Why does the Cauchy-Schwarz inequality hold for every inner product?

Consider the non-negative quantity ⟨u−tv, u−tv⟩ ≥ 0 for any real t. Expanding gives ‖u‖² − 2t⟨u,v⟩ + t²‖v‖² ≥ 0, a quadratic in t that is non-negative for all t. Its discriminant must therefore be non-positive: 4⟨u,v⟩² − 4‖u‖²‖v‖² ≤ 0, which rearranges to |⟨u,v⟩| ≤ ‖u‖·‖v‖.

Is the dot product the only inner product on ℝⁿ?

No. Any symmetric positive-definite matrix A defines a valid inner product ⟨u,v⟩_A = uᵀAv. The standard dot product corresponds to A = I. Weighted inner products (diagonal A with positive entries) appear in statistics, where coordinates have different variances, and in physics, where the Minkowski form (which fails positive-definiteness) gives spacetime its non-Euclidean geometry.

What makes a Hilbert space different from a generic inner product space?

Completeness. A Hilbert space is an inner product space in which every Cauchy sequence converges to a limit inside the space. Finite-dimensional inner product spaces are automatically complete (and so automatically Hilbert), but infinite-dimensional ones — like the space of continuous functions with the L² inner product — usually aren't. You must complete them by adding limits, producing L²([a,b]) from C([a,b]).

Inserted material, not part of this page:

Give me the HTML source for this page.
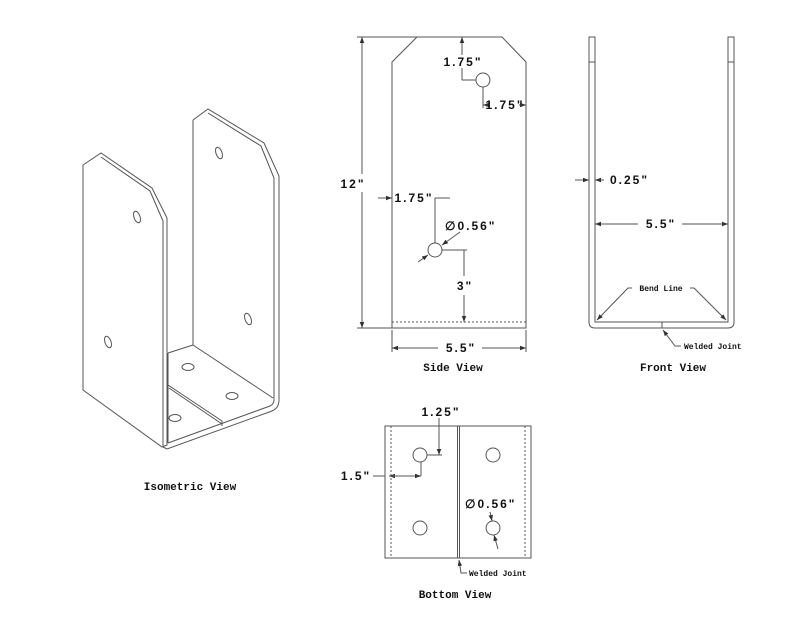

What does ⟨f, g⟩ = ∫ f(x)g(x) dx actually compute?

It's the function-space analogue of the dot product. Two functions are orthogonal when their integrated product is zero — this is exactly why sin(nx) and cos(mx) form an orthonormal system on [0, 2π] and why Fourier series work. The L² inner product turns "how similar are these signals?" into a geometric question.

Why does quantum mechanics live on Hilbert spaces?

Quantum states are unit vectors in a complex Hilbert space, and the inner product ⟨ψ|φ⟩ encodes probability amplitudes — |⟨ψ|φ⟩|² is the probability of measuring state ψ in state φ. Orthogonality (⟨ψ|φ⟩ = 0) corresponds to perfectly distinguishable states, and orthonormal bases correspond to compatible measurement outcomes.